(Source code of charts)
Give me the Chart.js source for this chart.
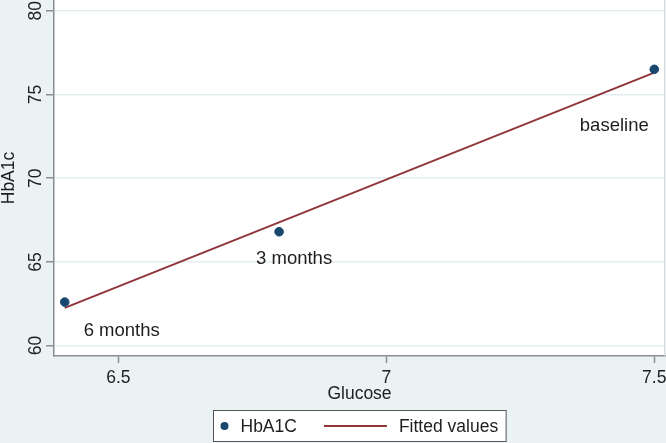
<!DOCTYPE html>
<html>
<head>
<meta charset="utf-8">
<script src="https://cdn.jsdelivr.net/npm/chart.js@4/dist/chart.umd.min.js"></script>
<style>
  html, body { margin: 0; padding: 0; background: #eaf2f3; }
  #wrap { width: 666px; height: 443px; }
</style>
</head>
<body>
<div id="wrap"><canvas id="myChart" width="666" height="443"></canvas></div>
<script>
// data
var hbX = [6.4, 6.8, 7.5];
var hbY = [62.6, 66.8, 76.5];
var pointLabels = ['6 months', '3 months', 'baseline'];
var fitX = [6.4, 7.5];
var fitY = [62.25, 76.3];
var xTicks = [6.5, 7, 7.5];
var yTicks = [60, 65, 70, 75, 80];

var FONT = '"Liberation Sans", Arial, sans-serif';
var NAVY = '#1a476f';
var MAROON = '#90353b';
var AXIS = '#8a8f91';
var TEXT = '#1e1e1e';

// offsets of the marker labels from their points
var labelOffsets = [[57, 29], [15, 27], [-40, 57]];

var bgPlugin = {
    id: 'bg',
    beforeDraw: function (chart) {
        var ctx = chart.ctx, a = chart.chartArea;
        ctx.save();
        ctx.fillStyle = '#eaf2f3';
        ctx.fillRect(0, 0, chart.width, chart.height);
        ctx.fillStyle = '#ffffff';
        ctx.fillRect(a.left, a.top, a.right - a.left, a.bottom - a.top);
        ctx.restore();
    },
    afterDraw: function (chart) {
        var ctx = chart.ctx, a = chart.chartArea;
        ctx.save();
        // right frame edge
        ctx.strokeStyle = '#d3dcdf';
        ctx.lineWidth = 1;
        ctx.beginPath();
        ctx.moveTo(a.right - 0.5, a.top);
        ctx.lineTo(a.right - 0.5, a.bottom);
        ctx.stroke();

        // marker labels
        var meta = chart.getDatasetMeta(0);
        ctx.font = '18.5px ' + FONT;
        ctx.fillStyle = TEXT;
        ctx.textAlign = 'center';
        ctx.textBaseline = 'middle';
        meta.data.forEach(function (pt, i) {
            ctx.fillText(pointLabels[i], pt.x + labelOffsets[i][0], pt.y + labelOffsets[i][1]);
        });

        // legend box
        ctx.font = '17.5px ' + FONT;
        var w1 = ctx.measureText(chart.data.datasets[0].label).width;
        var w2 = ctx.measureText(chart.data.datasets[1].label).width;
        var boxW = 11 + 16 + w1 + 27 + 63 + 12 + w2 + 8;
        var boxL = Math.round((a.left + a.right) / 2 - boxW / 2) + 0.5;
        var boxT = 410.5, boxH = 31;
        var cy = boxT + boxH / 2;
        ctx.fillStyle = '#ffffff';
        ctx.fillRect(boxL, boxT, boxW, boxH);
        ctx.strokeStyle = '#555';
        ctx.lineWidth = 1;
        ctx.strokeRect(boxL, boxT, boxW, boxH);

        var x = boxL + 11;
        ctx.fillStyle = NAVY;
        ctx.beginPath();
        ctx.arc(x, cy, 4, 0, Math.PI * 2);
        ctx.fill();
        x += 16;
        ctx.fillStyle = TEXT;
        ctx.textAlign = 'left';
        ctx.fillText(chart.data.datasets[0].label, x, cy + 1);
        x += w1 + 27;
        ctx.strokeStyle = MAROON;
        ctx.lineWidth = 2;
        ctx.beginPath();
        ctx.moveTo(x, cy);
        ctx.lineTo(x + 63, cy);
        ctx.stroke();
        x += 63 + 12;
        ctx.fillText(chart.data.datasets[1].label, x, cy + 1);
        ctx.restore();
    }
};

var ctx = document.getElementById('myChart').getContext('2d');
new Chart(ctx, {
    type: 'scatter',
    data: {
        datasets: [{
            label: 'HbA1C',
            data: hbX.map(function (x, i) { return { x: x, y: hbY[i] }; }),
            backgroundColor: NAVY,
            borderColor: NAVY,
            pointRadius: 4.3,
            pointHoverRadius: 4.3,
            clip: false,
            order: 1
        }, {
            label: 'Fitted values',
            type: 'line',
            data: fitX.map(function (x, i) { return { x: x, y: fitY[i] }; }),
            borderColor: MAROON,
            borderWidth: 2,
            pointRadius: 0,
            fill: false,
            order: 2
        }]
    },
    options: {
        responsive: false,
        animation: false,
        events: [],
        layout: { autoPadding: false, padding: { top: 0, right: 1, bottom: 37, left: 0 } },
        plugins: {
            legend: { display: false },
            tooltip: { enabled: false }
        },
        scales: {
            x: {
                type: 'linear',
                min: 6.38,
                max: 7.52,
                afterBuildTicks: function (axis) {
                    axis.ticks = xTicks.map(function (v) { return { value: v }; });
                },
                afterFit: function (axis) {
                    axis.height = 50;
                    axis.paddingLeft = 0;
                    axis.paddingRight = 0;
                },
                grid: { drawOnChartArea: false, drawTicks: true, tickLength: 7, tickColor: AXIS, tickWidth: 1.5 },
                border: { display: true, color: AXIS, width: 1.5 },
                ticks: {
                    color: TEXT,
                    font: { family: FONT, size: 17.5 },
                    padding: 5,
                    maxRotation: 0,
                    callback: function (v) { return String(v); }
                },
                title: {
                    display: true,
                    text: 'Glucose',
                    color: TEXT,
                    font: { family: FONT, size: 17.5, lineHeight: 1 },
                    padding: { top: 0, bottom: 3 }
                }
            },
            y: {
                type: 'linear',
                min: 59.38,
                max: 80.64,
                afterBuildTicks: function (axis) {
                    axis.ticks = yTicks.map(function (v) { return { value: v }; });
                },
                afterFit: function (axis) {
                    axis.width = 54;
                    axis.paddingTop = 0;
                    axis.paddingBottom = 0;
                },
                grid: { color: '#e4eef1', lineWidth: 1.5, drawTicks: true, tickLength: 8, tickColor: AXIS, tickWidth: 1.5 },
                border: { display: true, color: AXIS, width: 1.5 },
                ticks: {
                    color: TEXT,
                    font: { family: FONT, size: 17.5 },
                    padding: 0,
                    minRotation: 90,
                    maxRotation: 90,
                    crossAlign: 'center',
                    callback: function (v) { return String(v); }
                },
                title: {
                    display: true,
                    text: 'HbA1c',
                    color: TEXT,
                    font: { family: FONT, size: 17.5, lineHeight: 1 },
                    padding: 0
                }
            }
        }
    },
    plugins: [bgPlugin]
});
</script>
</body>
</html>
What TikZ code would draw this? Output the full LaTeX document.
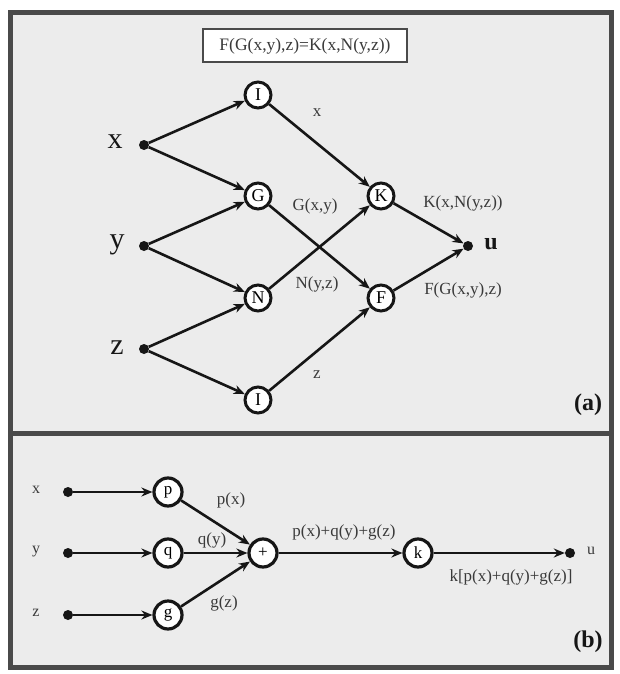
\documentclass[tikz,border=0pt]{standalone}
\usepackage{fontspec}
\setmainfont{Liberation Serif}
\usetikzlibrary{arrows.meta}
\definecolor{bg}{HTML}{ECECEC}
\definecolor{ink}{HTML}{161616}
\definecolor{lab}{HTML}{3A3A3A}
\definecolor{frame}{HTML}{4A4A4A}
\tikzset{
  opnode/.style={circle, draw=ink, line width=3pt, fill=white, minimum size=26pt, inner sep=0pt, font=\fontsize{18}{18}\selectfont},
  opnodeb/.style={circle, draw=ink, line width=3.2pt, fill=white, minimum size=28pt, inner sep=0pt, font=\fontsize{17}{17}\selectfont},
  dotnode/.style={circle, fill=ink, minimum size=10pt, inner sep=0pt},
  conn/.style={draw=ink, line width=2.6pt, -{Stealth[length=11pt,width=9pt]}},
  elab/.style={text=lab, font=\fontsize{17}{17}\selectfont, inner sep=1pt},
  varlab/.style={text=ink, font=\fontsize{30}{30}\selectfont, inner sep=0pt},
  varlabb/.style={text=lab, font=\fontsize{16}{16}\selectfont, inner sep=0pt},
  tag/.style={text=ink, font=\fontsize{24}{24}\selectfont\bfseries, inner sep=0pt},
  panelbox/.style={draw=frame, line width=5pt, fill=bg}
}
\begin{document}
\begin{tikzpicture}[x=1pt,y=-1pt]
\useasboundingbox (0,0) rectangle (619,674);
\fill[white] (0,0) rectangle (619,674);
% panels
\draw[panelbox] (10,13) rectangle (611,433);
\draw[panelbox] (10,433) rectangle (611,667);

% ---------- panel (a) ----------
\node[draw=frame, line width=2pt, fill=white, minimum width=204pt, minimum height=33pt, inner sep=0pt, text=lab, font=\fontsize{17.5}{17.5}\selectfont] (title) at (305,46) {F(G(x,y),z)=K(x,N(y,z))};

\node[dotnode] (xa) at (144,145) {};
\node[dotnode] (ya) at (144,246) {};
\node[dotnode] (za) at (144,349) {};
\node[varlab] (xal) at (115,142) {x};
\node[varlab] (yal) at (117,245) {y};
\node[varlab] (zal) at (117,348) {z};

\node[opnode] (I1) at (258,95) {I};
\node[opnode] (G) at (258,196) {G};
\node[opnode] (N) at (258,298) {N};
\node[opnode] (I2) at (258,400) {I};
\node[opnode] (K) at (381,196) {K};
\node[opnode] (F) at (381,298) {F};
\node[dotnode] (ua) at (468,246) {};
\node[text=ink, font=\fontsize{24}{24}\selectfont\bfseries, inner sep=0pt] (ual) at (491,244) {u};

\draw[conn] (xa) -- (I1);
\draw[conn] (xa) -- (G);
\draw[conn] (ya) -- (G);
\draw[conn] (ya) -- (N);
\draw[conn] (za) -- (N);
\draw[conn] (za) -- (I2);
\draw[conn] (I1) -- (K);
\draw[conn] (G) -- (F);
\draw[conn] (N) -- (K);
\draw[conn] (I2) -- (F);
\draw[conn] (K) -- (ua);
\draw[conn] (F) -- (ua);

\node[elab] (lx) at (317,113) {x};
\node[elab] (lG) at (315,206) {G(x,y)};
\node[elab] (lN) at (317,284) {N(y,z)};
\node[elab] (lz) at (317,375) {z};
\node[elab] (lK) at (463,203) {K(x,N(y,z))};
\node[elab] (lF) at (463,290) {F(G(x,y),z)};
\node[tag] (taga) at (588,405) {(a)};

% ---------- panel (b) ----------
\node[dotnode] (xb) at (68,492) {};
\node[dotnode] (yb) at (68,553) {};
\node[dotnode] (zb) at (68,615) {};
\node[varlabb] (xbl) at (36,490) {x};
\node[varlabb] (ybl) at (36,552) {y};
\node[varlabb] (zbl) at (36,613) {z};

\node[opnodeb] (p) at (168,492) {p};
\node[opnodeb] (q) at (168,553) {q};
\node[opnodeb] (g) at (168,615) {g};
\node[opnodeb] (plus) at (263,553) {+};
\node[opnodeb] (k) at (418,553) {k};
\node[dotnode] (ub) at (570,553) {};
\node[varlabb] (ubl) at (591,551) {u};

\draw[conn] (xb) -- (p);
\draw[conn] (yb) -- (q);
\draw[conn] (zb) -- (g);
\draw[conn] (p) -- (plus);
\draw[conn] (q) -- (plus);
\draw[conn] (g) -- (plus);
\draw[conn] (plus) -- (k);
\draw[conn] (k) -- (ub);

\node[elab] (lp) at (231,500) {p(x)};
\node[elab] (lq) at (212,540) {q(y)};
\node[elab] (lg) at (224,603) {g(z)};
\node[elab] (lsum) at (344,532) {p(x)+q(y)+g(z)};
\node[elab] (lk) at (511,577) {k[p(x)+q(y)+g(z)]};
\node[tag] (tagb) at (588,642) {(b)};
\end{tikzpicture}
\end{document}
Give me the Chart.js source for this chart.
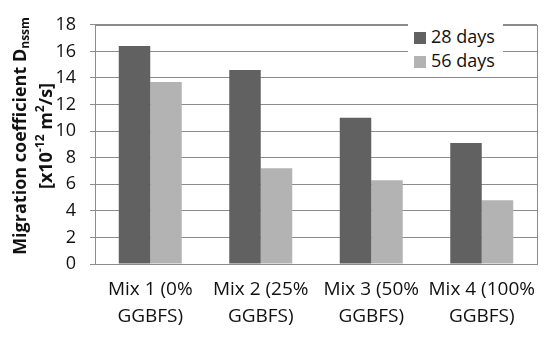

EXERCISE PROMPT ▸
Make an exact copy of the lines from the top of the material through the line with "var labelOffsets = [[57, 29], [15, 27], [-40, 57]];", pictures excluded.

REPLY ▸
Give me the Chart.js source for this chart.
<!DOCTYPE html>
<html>
<head>
<meta charset="utf-8">
<script src="https://cdn.jsdelivr.net/npm/chart.js@4/dist/chart.umd.min.js"></script>
<style>
  html, body { margin: 0; padding: 0; background: #eaf2f3; }
  #wrap { width: 666px; height: 443px; }
</style>
</head>
<body>
<div id="wrap"><canvas id="myChart" width="666" height="443"></canvas></div>
<script>
// data
var hbX = [6.4, 6.8, 7.5];
var hbY = [62.6, 66.8, 76.5];
var pointLabels = ['6 months', '3 months', 'baseline'];
var fitX = [6.4, 7.5];
var fitY = [62.25, 76.3];
var xTicks = [6.5, 7, 7.5];
var yTicks = [60, 65, 70, 75, 80];

var FONT = '"Liberation Sans", Arial, sans-serif';
var NAVY = '#1a476f';
var MAROON = '#90353b';
var AXIS = '#8a8f91';
var TEXT = '#1e1e1e';

// offsets of the marker labels from their points
var labelOffsets = [[57, 29], [15, 27], [-40, 57]];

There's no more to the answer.